Funding
In early 2010, the Plan formed a Funding Task Force. It took a comprehensive look at the Plan's situation, with a view to moving the Plan closer to the goal of full funding with stable contribution rates, while continuing to provide the great value of a well-established defined benefit plan.
Funding webinar
On May 31, Derek Dobson, CEO and Plan Manager hosted a webinar to update members on Plan funding. After the webinar, he answered your questions.
Task Force results
The primary job of the Task Force was to determine how to use the available tools – contribution increases, adjustments to future benefits, and changes to risk tolerance as measured by actuarial assumptions - to resolve the funding issues while considering equitable treatment for all members.
Ensuring that the Plan’s actuarial assumptions were accurate and reflected recent and expected future Plan experience was an important factor. The principal change from this review was the recognition of the improved longevity of Plan members.

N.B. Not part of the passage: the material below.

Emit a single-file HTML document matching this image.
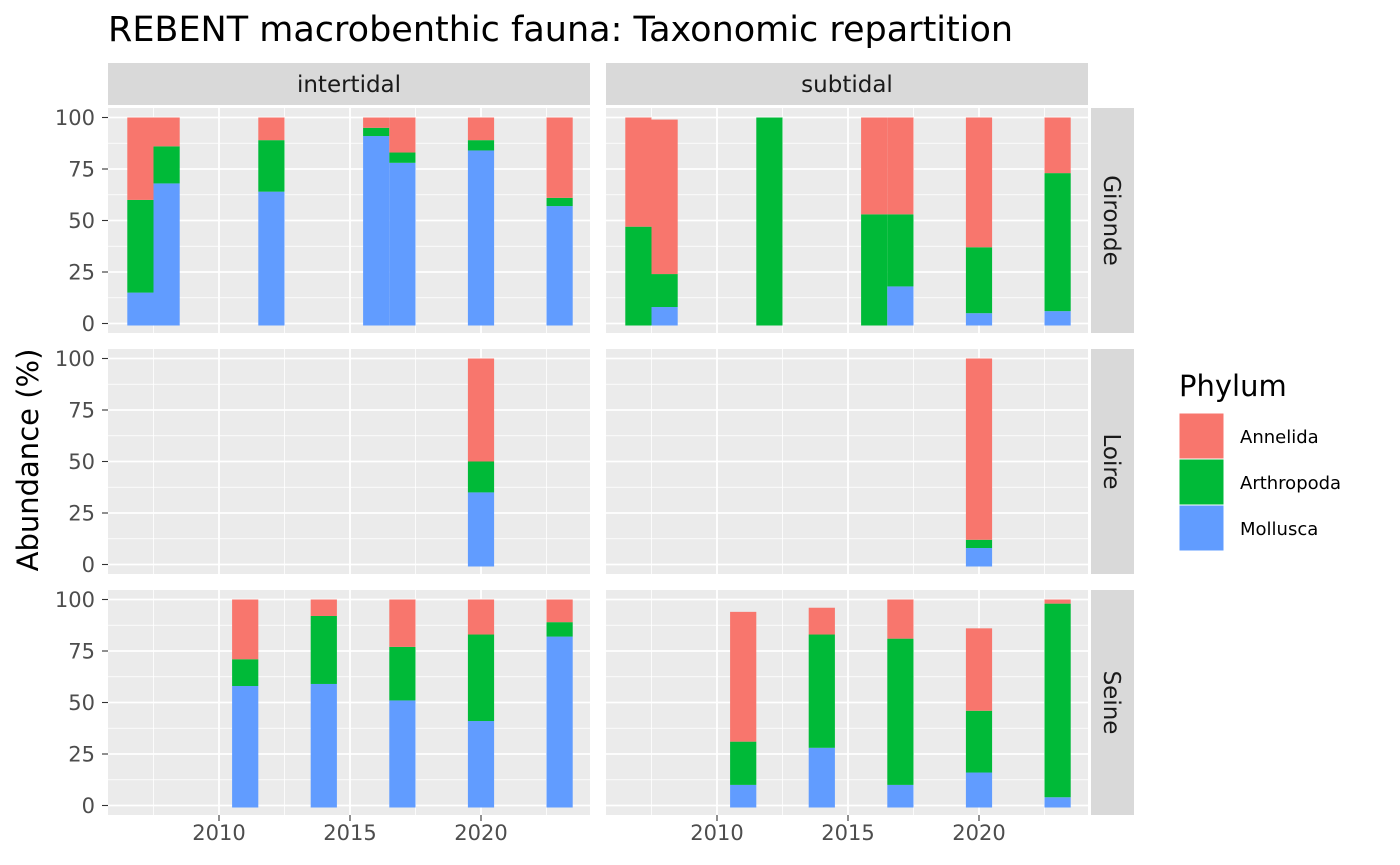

Member life expectancy now sits at 87.7 years for the typical member who retires at age 60.
To determine the best options for closing the resulting funding gap, the Task Force considered how much value members place on the Plan’s benefits. They balanced this against the low tolerance that members and employers may have for contribution rate increases. Ultimately, the Task Force determined that members would prefer to pay slightly more in contributions than see any benefits reduced.
Therefore, a 1.6% increase in contributions, phased in over three years beginning in 2012, was recommended. The Task force felt it appropriate to reflect the increased cost of funding benefits due to mortality improvements in ongoing contribution costs (“basic contributions”) rather than as further increases to stability (or “supplemental”) contributions.
The Plan had previously taken action to help protect the pension promise. These actions include extending the duration of the bond portfolio, increasing the allocation to infrastructure, real estate and real return bonds, and introducing currency hedging.
The changes made resulted in the January 1, 2011 required funding valuation showing a small going-concern surplus of $88 million.